start
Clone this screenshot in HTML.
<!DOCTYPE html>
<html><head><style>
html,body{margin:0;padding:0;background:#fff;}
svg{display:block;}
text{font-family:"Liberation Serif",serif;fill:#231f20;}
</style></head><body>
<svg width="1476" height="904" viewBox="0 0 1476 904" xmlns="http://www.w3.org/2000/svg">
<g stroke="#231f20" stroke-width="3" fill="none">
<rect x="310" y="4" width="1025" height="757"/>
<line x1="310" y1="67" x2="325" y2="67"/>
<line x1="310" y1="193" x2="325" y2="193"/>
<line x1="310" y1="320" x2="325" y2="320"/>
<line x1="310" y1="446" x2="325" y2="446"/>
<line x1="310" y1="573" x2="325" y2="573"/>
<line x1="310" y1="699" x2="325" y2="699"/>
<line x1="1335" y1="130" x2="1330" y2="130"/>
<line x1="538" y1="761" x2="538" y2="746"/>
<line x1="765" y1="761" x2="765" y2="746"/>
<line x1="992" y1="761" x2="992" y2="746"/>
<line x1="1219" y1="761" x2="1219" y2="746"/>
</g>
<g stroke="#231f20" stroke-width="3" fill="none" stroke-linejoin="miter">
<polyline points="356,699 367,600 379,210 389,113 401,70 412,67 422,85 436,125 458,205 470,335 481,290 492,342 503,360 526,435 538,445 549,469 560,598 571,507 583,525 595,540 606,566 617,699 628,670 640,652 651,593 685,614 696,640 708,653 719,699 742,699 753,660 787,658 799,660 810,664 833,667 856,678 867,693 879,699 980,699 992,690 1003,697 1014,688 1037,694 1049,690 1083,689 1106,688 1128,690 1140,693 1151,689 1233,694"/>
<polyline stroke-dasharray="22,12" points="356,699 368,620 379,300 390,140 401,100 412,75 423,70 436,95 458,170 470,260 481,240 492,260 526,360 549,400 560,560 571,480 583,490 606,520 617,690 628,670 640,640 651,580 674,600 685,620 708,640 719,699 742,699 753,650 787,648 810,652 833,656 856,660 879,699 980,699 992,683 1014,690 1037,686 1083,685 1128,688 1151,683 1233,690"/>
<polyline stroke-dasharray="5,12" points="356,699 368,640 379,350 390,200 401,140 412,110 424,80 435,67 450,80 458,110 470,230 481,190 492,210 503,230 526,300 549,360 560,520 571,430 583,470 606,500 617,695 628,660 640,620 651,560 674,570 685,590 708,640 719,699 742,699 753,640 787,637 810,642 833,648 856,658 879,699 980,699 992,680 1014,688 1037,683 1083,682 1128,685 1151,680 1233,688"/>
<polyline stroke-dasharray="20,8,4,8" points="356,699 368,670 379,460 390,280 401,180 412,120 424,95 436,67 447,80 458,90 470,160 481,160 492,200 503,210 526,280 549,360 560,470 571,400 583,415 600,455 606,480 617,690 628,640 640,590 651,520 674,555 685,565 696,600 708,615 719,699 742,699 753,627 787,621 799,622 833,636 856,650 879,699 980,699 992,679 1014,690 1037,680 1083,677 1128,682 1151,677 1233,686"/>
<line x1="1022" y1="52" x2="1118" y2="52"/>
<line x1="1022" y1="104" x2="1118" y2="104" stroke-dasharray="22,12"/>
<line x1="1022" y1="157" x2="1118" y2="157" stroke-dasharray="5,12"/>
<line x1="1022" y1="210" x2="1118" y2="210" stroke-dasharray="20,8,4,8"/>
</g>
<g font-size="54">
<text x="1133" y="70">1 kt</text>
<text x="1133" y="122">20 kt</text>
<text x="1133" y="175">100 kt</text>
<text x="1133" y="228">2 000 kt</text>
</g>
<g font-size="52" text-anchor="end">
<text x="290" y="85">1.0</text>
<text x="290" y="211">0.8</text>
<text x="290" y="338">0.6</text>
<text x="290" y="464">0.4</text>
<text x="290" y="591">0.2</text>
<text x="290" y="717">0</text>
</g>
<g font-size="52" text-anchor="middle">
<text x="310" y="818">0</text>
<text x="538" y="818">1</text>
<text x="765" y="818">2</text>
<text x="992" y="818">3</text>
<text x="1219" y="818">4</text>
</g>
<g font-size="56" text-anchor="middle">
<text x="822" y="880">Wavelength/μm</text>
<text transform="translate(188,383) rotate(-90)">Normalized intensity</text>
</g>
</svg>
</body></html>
end
Goal: Set down the listing above in full, please, exactly as it appears.

Response:
Clone this screenshot in HTML.
<!DOCTYPE html>
<html><head><style>
html,body{margin:0;padding:0;background:#fff;}
svg{display:block;}
text{font-family:"Liberation Serif",serif;fill:#231f20;}
</style></head><body>
<svg width="1476" height="904" viewBox="0 0 1476 904" xmlns="http://www.w3.org/2000/svg">
<g stroke="#231f20" stroke-width="3" fill="none">
<rect x="310" y="4" width="1025" height="757"/>
<line x1="310" y1="67" x2="325" y2="67"/>
<line x1="310" y1="193" x2="325" y2="193"/>
<line x1="310" y1="320" x2="325" y2="320"/>
<line x1="310" y1="446" x2="325" y2="446"/>
<line x1="310" y1="573" x2="325" y2="573"/>
<line x1="310" y1="699" x2="325" y2="699"/>
<line x1="1335" y1="130" x2="1330" y2="130"/>
<line x1="538" y1="761" x2="538" y2="746"/>
<line x1="765" y1="761" x2="765" y2="746"/>
<line x1="992" y1="761" x2="992" y2="746"/>
<line x1="1219" y1="761" x2="1219" y2="746"/>
</g>
<g stroke="#231f20" stroke-width="3" fill="none" stroke-linejoin="miter">
<polyline points="356,699 367,600 379,210 389,113 401,70 412,67 422,85 436,125 458,205 470,335 481,290 492,342 503,360 526,435 538,445 549,469 560,598 571,507 583,525 595,540 606,566 617,699 628,670 640,652 651,593 685,614 696,640 708,653 719,699 742,699 753,660 787,658 799,660 810,664 833,667 856,678 867,693 879,699 980,699 992,690 1003,697 1014,688 1037,694 1049,690 1083,689 1106,688 1128,690 1140,693 1151,689 1233,694"/>
<polyline stroke-dasharray="22,12" points="356,699 368,620 379,300 390,140 401,100 412,75 423,70 436,95 458,170 470,260 481,240 492,260 526,360 549,400 560,560 571,480 583,490 606,520 617,690 628,670 640,640 651,580 674,600 685,620 708,640 719,699 742,699 753,650 787,648 810,652 833,656 856,660 879,699 980,699 992,683 1014,690 1037,686 1083,685 1128,688 1151,683 1233,690"/>
<polyline stroke-dasharray="5,12" points="356,699 368,640 379,350 390,200 401,140 412,110 424,80 435,67 450,80 458,110 470,230 481,190 492,210 503,230 526,300 549,360 560,520 571,430 583,470 606,500 617,695 628,660 640,620 651,560 674,570 685,590 708,640 719,699 742,699 753,640 787,637 810,642 833,648 856,658 879,699 980,699 992,680 1014,688 1037,683 1083,682 1128,685 1151,680 1233,688"/>
<polyline stroke-dasharray="20,8,4,8" points="356,699 368,670 379,460 390,280 401,180 412,120 424,95 436,67 447,80 458,90 470,160 481,160 492,200 503,210 526,280 549,360 560,470 571,400 583,415 600,455 606,480 617,690 628,640 640,590 651,520 674,555 685,565 696,600 708,615 719,699 742,699 753,627 787,621 799,622 833,636 856,650 879,699 980,699 992,679 1014,690 1037,680 1083,677 1128,682 1151,677 1233,686"/>
<line x1="1022" y1="52" x2="1118" y2="52"/>
<line x1="1022" y1="104" x2="1118" y2="104" stroke-dasharray="22,12"/>
<line x1="1022" y1="157" x2="1118" y2="157" stroke-dasharray="5,12"/>
<line x1="1022" y1="210" x2="1118" y2="210" stroke-dasharray="20,8,4,8"/>
</g>
<g font-size="54">
<text x="1133" y="70">1 kt</text>
<text x="1133" y="122">20 kt</text>
<text x="1133" y="175">100 kt</text>
<text x="1133" y="228">2 000 kt</text>
</g>
<g font-size="52" text-anchor="end">
<text x="290" y="85">1.0</text>
<text x="290" y="211">0.8</text>
<text x="290" y="338">0.6</text>
<text x="290" y="464">0.4</text>
<text x="290" y="591">0.2</text>
<text x="290" y="717">0</text>
</g>
<g font-size="52" text-anchor="middle">
<text x="310" y="818">0</text>
<text x="538" y="818">1</text>
<text x="765" y="818">2</text>
<text x="992" y="818">3</text>
<text x="1219" y="818">4</text>
</g>
<g font-size="56" text-anchor="middle">
<text x="822" y="880">Wavelength/μm</text>
<text transform="translate(188,383) rotate(-90)">Normalized intensity</text>
</g>
</svg>
</body></html>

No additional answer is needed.